— start of Dataset —

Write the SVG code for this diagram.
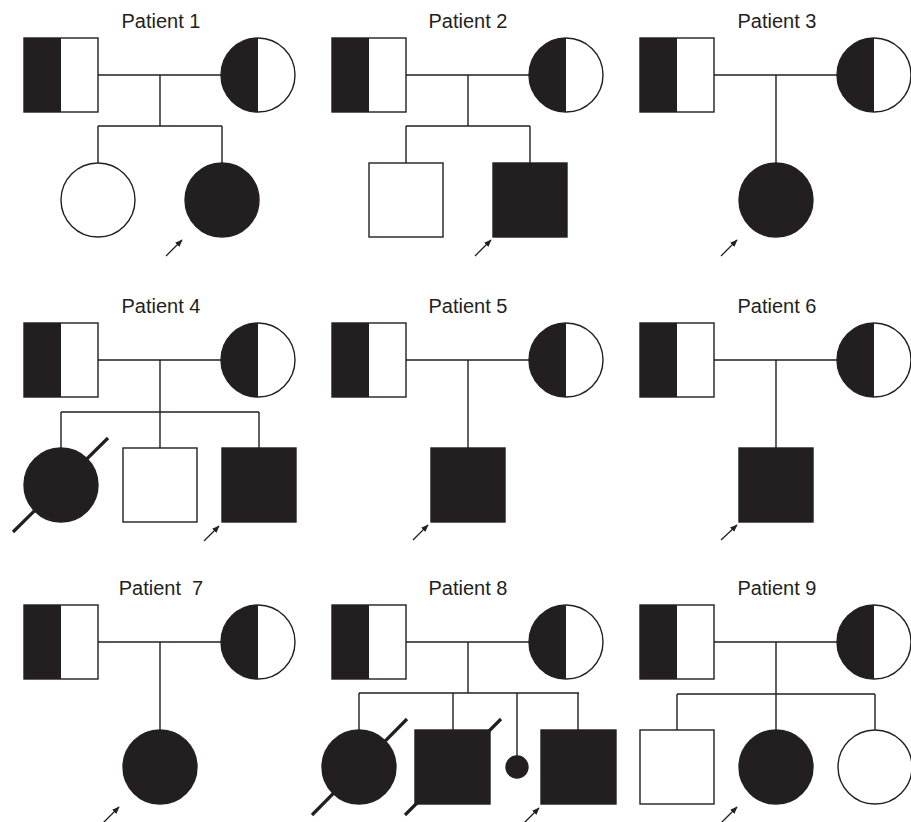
<svg xmlns="http://www.w3.org/2000/svg" width="911" height="822" viewBox="0 0 911 822">
<style>
.bg{fill:#fff}
.title{font-family:"Liberation Sans",Arial,sans-serif;font-size:20px;fill:#231f20;text-anchor:middle;white-space:pre}
.line{stroke:#231f20;stroke-width:1.4;fill:none}
.open{fill:#fff;stroke:#231f20;stroke-width:1.4}
.aff{fill:#231f20;stroke:#231f20;stroke-width:1.4}
.half{fill:#231f20;stroke:none}
.outline{fill:none;stroke:#231f20;stroke-width:1.4}
.slash{stroke:#231f20;stroke-width:3.2;fill:none}
.arrow{stroke:#231f20;stroke-width:1.3;fill:none;marker-end:url(#ah)}
</style>
<defs>
<marker id="ah" viewBox="0 0 10 10" refX="9" refY="5" markerWidth="7.5" markerHeight="7.5" orient="auto" markerUnits="userSpaceOnUse">
<path d="M0,1 L10,5 L0,9 z" fill="#231f20"/>
</marker>
<g id="father">
<rect x="24" y="38" width="74" height="74" fill="#fff"/>
<rect x="24" y="38" width="37" height="74" class="half"/>
<rect x="24" y="38" width="74" height="74" class="outline"/>
</g>
<g id="mother">
<circle cx="258" cy="75" r="37" fill="#fff"/>
<path d="M258,38 A37,37 0 0 0 258,112 Z" class="half"/>
<circle cx="258" cy="75" r="37" class="outline"/>
</g>
</defs>
<rect class="bg" x="0" y="0" width="911" height="822"/>

<!-- Patient 1 -->
<g id="patient1" transform="translate(0,0)">
<text class="title" x="161" y="28">Patient 1</text>
<g id="connectors-p1">
<path class="line" d="M98,75 H221 M160,75 V126 M98,126 H222 M98,126 V163 M222,126 V163"/>
<path class="arrow" d="M166,256 L182,240"/>
</g>
<g id="p1-father"><use href="#father"/></g>
<g id="p1-mother"><use href="#mother"/></g>
<g id="p1-sister"><circle class="open" cx="98" cy="200" r="37"/></g>
<g id="p1-proband"><circle class="aff" cx="222" cy="200" r="37"/></g>
</g>

<!-- Patient 2 -->
<g id="patient2" transform="translate(308,0)">
<text class="title" x="160" y="28">Patient 2</text>
<g id="connectors-p2">
<path class="line" d="M98,75 H221 M160,75 V126 M98,126 H222 M98,126 V163 M222,126 V163"/>
<path class="arrow" d="M167,256 L183,240"/>
</g>
<g id="p2-father"><use href="#father"/></g>
<g id="p2-mother"><use href="#mother"/></g>
<g id="p2-brother"><rect class="open" x="61" y="163" width="74" height="74"/></g>
<g id="p2-proband"><rect class="aff" x="185" y="163" width="74" height="74"/></g>
</g>

<!-- Patient 3 -->
<g id="patient3" transform="translate(616,0)">
<text class="title" x="161" y="28">Patient 3</text>
<g id="connectors-p3">
<path class="line" d="M98,75 H221 M160,75 V163"/>
<path class="arrow" d="M105,256 L121,240"/>
</g>
<g id="p3-father"><use href="#father"/></g>
<g id="p3-mother"><use href="#mother"/></g>
<g id="p3-proband"><circle class="aff" cx="160" cy="200" r="37"/></g>
</g>

<!-- Patient 4 -->
<g id="patient4" transform="translate(0,285)">
<text class="title" x="161" y="28">Patient 4</text>
<g id="connectors-p4">
<path class="line" d="M98,75 H221 M160,75 V127 M61,127 H259 M61,127 V163 M160,127 V163 M259,127 V163"/>
<path class="arrow" d="M204,256 L219,241"/>
</g>
<g id="p4-father"><use href="#father"/></g>
<g id="p4-mother"><use href="#mother"/></g>
<g id="p4-sister"><circle class="aff" cx="61" cy="200" r="37"/><path class="slash" d="M13,247 L108,153"/></g>
<g id="p4-brother"><rect class="open" x="123" y="163" width="74" height="74"/></g>
<g id="p4-proband"><rect class="aff" x="222" y="163" width="74" height="74"/></g>
</g>

<!-- Patient 5 -->
<g id="patient5" transform="translate(308,285)">
<text class="title" x="160" y="28">Patient 5</text>
<g id="connectors-p5">
<path class="line" d="M98,75 H221 M160,75 V163"/>
<path class="arrow" d="M105,255 L120,240"/>
</g>
<g id="p5-father"><use href="#father"/></g>
<g id="p5-mother"><use href="#mother"/></g>
<g id="p5-proband"><rect class="aff" x="123" y="163" width="74" height="74"/></g>
</g>

<!-- Patient 6 -->
<g id="patient6" transform="translate(616,285)">
<text class="title" x="161" y="28">Patient 6</text>
<g id="connectors-p6">
<path class="line" d="M98,75 H221 M160,75 V163"/>
<path class="arrow" d="M105,255 L121,240"/>
</g>
<g id="p6-father"><use href="#father"/></g>
<g id="p6-mother"><use href="#mother"/></g>
<g id="p6-proband"><rect class="aff" x="123" y="163" width="74" height="74"/></g>
</g>

<!-- Patient 7 -->
<g id="patient7" transform="translate(0,567)">
<text class="title" x="161" y="28">Patient  7</text>
<g id="connectors-p7">
<path class="line" d="M98,75 H221 M160,75 V163"/>
<path class="arrow" d="M103,256 L119,240"/>
</g>
<g id="p7-father"><use href="#father"/></g>
<g id="p7-mother"><use href="#mother"/></g>
<g id="p7-proband"><circle class="aff" cx="160" cy="200" r="37"/></g>
</g>

<!-- Patient 8 -->
<g id="patient8" transform="translate(308,567)">
<text class="title" x="160" y="28">Patient 8</text>
<g id="connectors-p8">
<path class="line" d="M98,75 H221 M160,75 V126 M51,126 H271 M51,126 V163 M145,126 V163 M209,126 V189 M270,126 V163"/>
<path class="arrow" d="M216,256 L231,241"/>
</g>
<g id="p8-father"><use href="#father"/></g>
<g id="p8-mother"><use href="#mother"/></g>
<g id="p8-sister"><circle class="aff" cx="51" cy="200" r="37"/><path class="slash" d="M4,248 L99,152"/></g>
<g id="p8-brother"><rect class="aff" x="107" y="163" width="75" height="74"/><path class="slash" d="M97,248 L193,152"/></g>
<g id="p8-pregnancy"><circle class="aff" cx="209" cy="200" r="11"/></g>
<g id="p8-proband"><rect class="aff" x="233" y="163" width="75" height="74"/></g>
</g>

<!-- Patient 9 -->
<g id="patient9" transform="translate(616,567)">
<text class="title" x="161" y="28">Patient 9</text>
<g id="connectors-p9">
<path class="line" d="M98,75 H221 M160,75 V127 M61,127 H259 M61,127 V163 M160,127 V163 M259,127 V163"/>
<path class="arrow" d="M105,256 L121,240"/>
</g>
<g id="p9-father"><use href="#father"/></g>
<g id="p9-mother"><use href="#mother"/></g>
<g id="p9-brother"><rect class="open" x="24" y="163" width="74" height="74"/></g>
<g id="p9-proband"><circle class="aff" cx="160" cy="200" r="37"/></g>
<g id="p9-sister"><circle class="open" cx="259" cy="200" r="37"/></g>
</g>
</svg>
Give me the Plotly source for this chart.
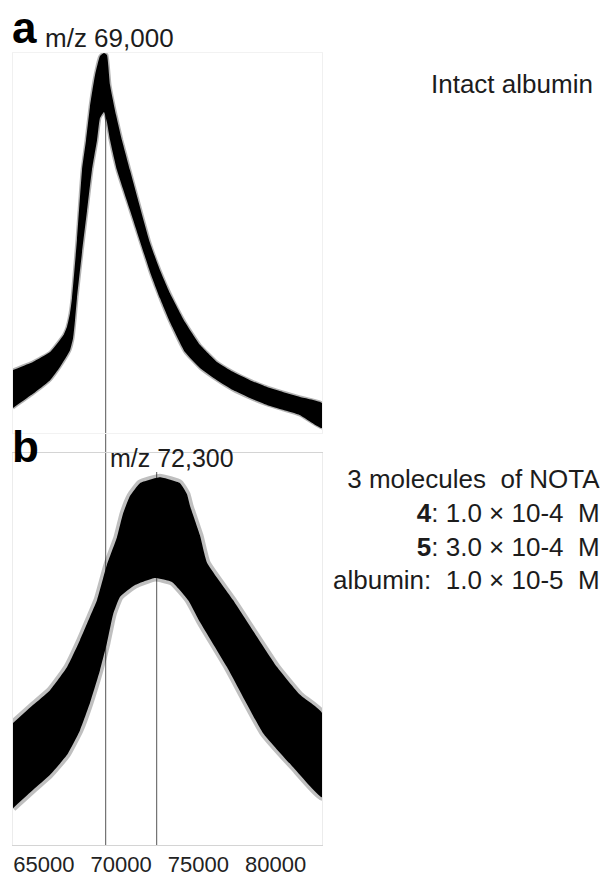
import plotly.graph_objects as go

# ---------------- data (m/z, relative intensity %) ----------------
# Panel a: intact albumin – noisy trace represented by its upper and lower envelope
mz_a_upper = [63000, 64290, 65400, 66040, 66300, 66500, 66690, 66820, 67140, 67470,
              67730, 67980, 68310, 68630, 68890, 69080, 69280, 69670, 70050, 70570,
              71870, 72510, 73160, 74130, 75100, 76200, 77240, 78340, 79440, 80470,
              81580, 83000]
int_a_upper = [16.6, 18.7, 21.3, 24.5, 26.0, 28.0, 31.5, 35.5, 50.8, 69.2,
               77.1, 85.8, 94.2, 99.2, 100.0, 99.5, 91.6, 83.7, 77.1, 69.2,
               50.0, 42.9, 36.8, 29.2, 23.2, 18.7, 16.1, 13.9, 12.1, 10.8,
               9.5, 7.9]
mz_a_lower = [63000, 64290, 65400, 66040, 66690, 66890, 67010, 67140, 67470, 67790,
              68110, 68440, 68630, 68890, 69080, 69280, 69730, 70570, 71870, 72510,
              73160, 74130, 75100, 76200, 77240, 78340, 79440, 80470, 81580, 83000]
int_a_lower = [6.6, 10.3, 13.9, 17.4, 21.8, 25.0, 29.5, 35.5, 47.6, 58.4,
               69.2, 77.1, 82.9, 84.5, 81.8, 77.1, 69.2, 58.7, 42.4, 35.5,
               29.2, 21.3, 17.1, 13.9, 11.3, 9.2, 7.4, 6.1, 4.7, 1.3]

# Panel b: albumin + NOTA – envelope of the noisy trace
mz_b_upper = [63000, 64290, 65400, 66500, 67340, 67980, 68440, 69080, 69730, 70120,
              70570, 71220, 72510, 73810, 74260, 74460, 75100, 75560, 77240, 80090,
              81580, 83000]
int_b_upper = [31.1, 35.7, 39.5, 45.4, 52.3, 58.2, 62.5, 71.5, 78.5, 84.5,
               89.0, 92.3, 93.8, 92.3, 89.5, 86.5, 79.0, 72.0, 62.5, 45.4,
               38.3, 33.7]
mz_b_lower = [63000, 64290, 65400, 66500, 67340, 67980, 68630, 69080, 69470, 69930,
              70900, 72190, 73290, 74330, 75100, 76850, 79180, 81120, 83000]
int_b_lower = [9.4, 14.0, 17.9, 23.0, 29.3, 36.2, 44.6, 51.5, 58.7, 63.3,
               66.3, 68.1, 67.1, 62.5, 56.9, 45.4, 28.6, 19.9, 12.2]

marker_mz = [69000, 72300]
tick_vals = [65000, 70000, 75000, 80000]
tick_text = ["65000", "70000", "75000", "80000"]
x_range = [63000, 83000]

# ---------------- figure ----------------
W, H = 605, 878
def py(p):  # pixel row -> paper fraction
    return 1 - p / H
def px(p):
    return p / W

FONT = "Liberation Sans, Arial, Helvetica, sans-serif"
fig = go.Figure()

fig.add_trace(go.Scatter(
    x=mz_a_upper + mz_a_lower[::-1], y=int_a_upper + int_a_lower[::-1],
    mode="lines", fill="toself", fillcolor="#000000",
    line=dict(color="rgba(0,0,0,0.3)", width=3, shape="spline", smoothing=0.4),
    xaxis="x2", yaxis="y2", hoverinfo="skip", showlegend=False))

fig.add_trace(go.Scatter(
    x=mz_b_upper + mz_b_lower[::-1], y=int_b_upper + int_b_lower[::-1],
    mode="lines", fill="toself", fillcolor="#000000",
    line=dict(color="rgba(0,0,0,0.25)", width=7, shape="spline", smoothing=0.4),
    xaxis="x", yaxis="y", hoverinfo="skip", showlegend=False))

xdom = [px(13), px(322)]
fig.update_layout(
    width=W, height=H,
    margin=dict(l=0, r=0, t=0, b=0),
    paper_bgcolor="white", plot_bgcolor="rgba(0,0,0,0)",
    font=dict(family=FONT, color="#1c1c1c"),
    xaxis=dict(domain=xdom, range=x_range, anchor="y",
               tickvals=tick_vals, ticktext=tick_text, ticks="",
               tickfont=dict(size=22, color="#222"), ticklabelstandoff=0,
               showgrid=False, zeroline=False, showline=True,
               linecolor="#d4d4d4", linewidth=1, mirror=True, automargin=False),
    yaxis=dict(domain=[py(845), py(453)], range=[0, 100], anchor="x",
               showticklabels=False, ticks="", showgrid=False, zeroline=False,
               showline=True, linecolor="#ececec", mirror=True, automargin=False),
    xaxis2=dict(domain=xdom, range=x_range, anchor="y2", showticklabels=False,
                ticks="", showgrid=False, zeroline=False, showline=True,
                linecolor="#f2f2f2", mirror=True, automargin=False),
    yaxis2=dict(domain=[py(433), py(53)], range=[0, 100], anchor="x2",
                showticklabels=False, ticks="", showgrid=False, zeroline=False,
                showline=True, linecolor="#f0f0f0", mirror=True, automargin=False),
)

# marker lines
fig.add_shape(type="line", xref="x", yref="paper", x0=marker_mz[0], x1=marker_mz[0],
              y0=py(845), y1=py(62), line=dict(color="#555555", width=1), layer="below")
fig.add_shape(type="line", xref="x", yref="paper", x0=marker_mz[1], x1=marker_mz[1],
              y0=py(845), y1=py(472), line=dict(color="#555555", width=1), layer="below")

def ann(text, x, y, size, xanchor="left", bold=False, align="left", color="#1c1c1c"):
    fig.add_annotation(text=f"<b>{text}</b>" if bold else text,
                       xref="paper", yref="paper", x=px(x), y=py(y),
                       xanchor=xanchor, yanchor="middle", showarrow=False,
                       align=align, font=dict(size=size, family=FONT, color=color))

NB = "\u00a0"
ann("a", 10, 27, 44, bold=True, color="#000")
ann("m/z 69,000", 43, 38, 26)
ann("Intact albumin", 595, 84, 26, xanchor="right")
ann("b", 10, 446, 44, bold=True, color="#000")
ann("m/z 72,300", 108, 458, 25)
ann(f"3 molecules{NB} of NOTA<br><b>4</b>: 1.0 × 10-4{NB} M<br>"
    f"<b>5</b>: 3.0 × 10-4{NB} M<br>albumin:{NB} 1.0 × 10-5{NB} M",
    602, 529, 26, xanchor="right", align="right")

fig.write_html("out.html")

— end of Dataset —

__Set task__. Using the entries above, repeat exactly the lines from the one with "Give me the Plotly source for this chart." to the one with "import plotly.graph_objects as go", both included, and leave the pictures behind.

__Written answer__.
Give me the Plotly source for this chart.
import plotly.graph_objects as go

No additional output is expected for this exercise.